Roanoke Times Copyright (c) 1995, Landmark Communications, Inc. DATE: THURSDAY, July 7, 1994 TAG: 9407070139 SECTION: NATIONAL/INTERNATIONAL PAGE: A9 EDITION: METRO SOURCE: The Washington Post DATELINE: LENGTH: Medium
A new-generation wind shear-detecting radar was scheduled for delivery to Charlotte/Douglas International Airport nine months before Saturday's crash, but it has been stalled for more than two years by haggles with a landowner over the price of property for a site, according to Federal Aviation Administration records.
Charlotte is one of many cities to experience delays in procuring the Terminal Doppler Weather Radar because of problems with property acquisition, the environment, archaeological sites or public opposition, FAA officials said. Others include two of the country's busiest airports, LaGuardia and Kennedy in New York, where ``not-in-my-backyard'' opposition to putting the 120-foot-plus tall radars in local neighborhoods is being championed by Sen. Alfonse M. D'Amato, D-N.Y.

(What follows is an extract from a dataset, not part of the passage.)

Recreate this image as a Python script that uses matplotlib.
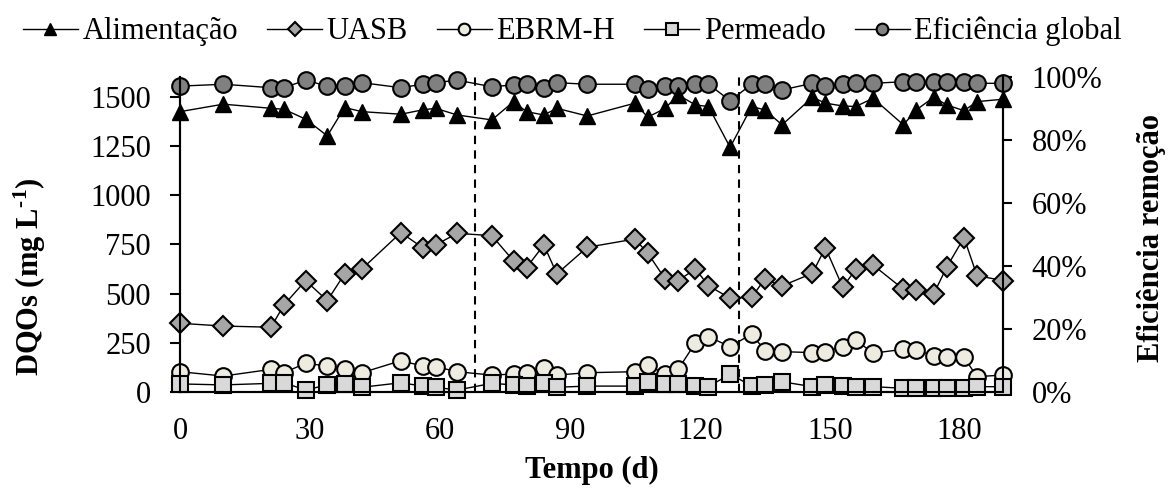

Whether the radar could have helped the crew of Flight 1016, which crashed Saturday after a short hop from Columbia, S.C., with the loss of 37 lives, will not be known for months.
But it is known that an unusually violent and sudden rainstorm hit the airport just as Flight 1016 approached the runway. Most such storms produce some wind shear, which is a shift in wind speed and direction. There are many varieties of wind shear.
About one in 15 such storms produces a violent wind-shear event called a microburst - a rapidly moving column of cold air that fans out as it strikes the earth. If a plane flies into a microburst, it is hit first with strong head winds, slowing it down, then strong tail winds, robbing it of lift.
The Terminal Doppler Weather Radar can ``see'' microbursts, wind shifts, ``gust fronts'' and precipitation intensity in real time, displaying them on easy-to-read color screens with second-by-second updates that controllers can relay to pilots.
It is superior to current Doppler radar because of its ability to spot small phenomena quickly. And it is a giant leap ahead of all current airport weather-detection systems, including the Low Level Windshear Alert System such as the one in use at Charlotte, a system of wind sensors that is limited in scope and sometimes unreliable.
The Terminal Doppler Weather Radar already has proved its life-saving abilities. During development at Denver, it detected a microburst so intense that four airline pilots immediately broke off their landings.
The $373 million radar system, built by Raytheon, is one of the success stories of a $1.5 billion FAA weather-detection program. It has experienced fewer technical problems and production delays than several other elements of the program.
However, installation has been stalled at several airports, mainly over finding installation sites. Land problems arise mainly because the towering units must be installed eight to 12 miles from the airport, be generally in line with runways and be on the opposite side of the airport from the normal approach of weather.
Charlotte, now 38th of 47 cities on the FAA's list to get a Terminal Doppler Weather Radar, initially was fifth with a delivery date of October 1993. Because of the land problems, it was pushed down the list and now has a December 1995 delivery date. Normally, it takes three to six months after delivery to make the radar operational. Unless there had been other delays, the original schedule would have had the radar operating today.
Don Turnbull, the FAA's program manager for the radar, said Charlotte fell victim to the FAA's policy of getting the radars in the field as rapidly as possible.
``Whoever we can get the land for moves to the top of the list,'' he said. ``Whoever has problems moves to the bottom of the list.''
Turnbull said the landowner wanted far more money for the property eight to nine miles northeast of the airport than the government could pay. The FAA has found another site, for which it made an offer last month.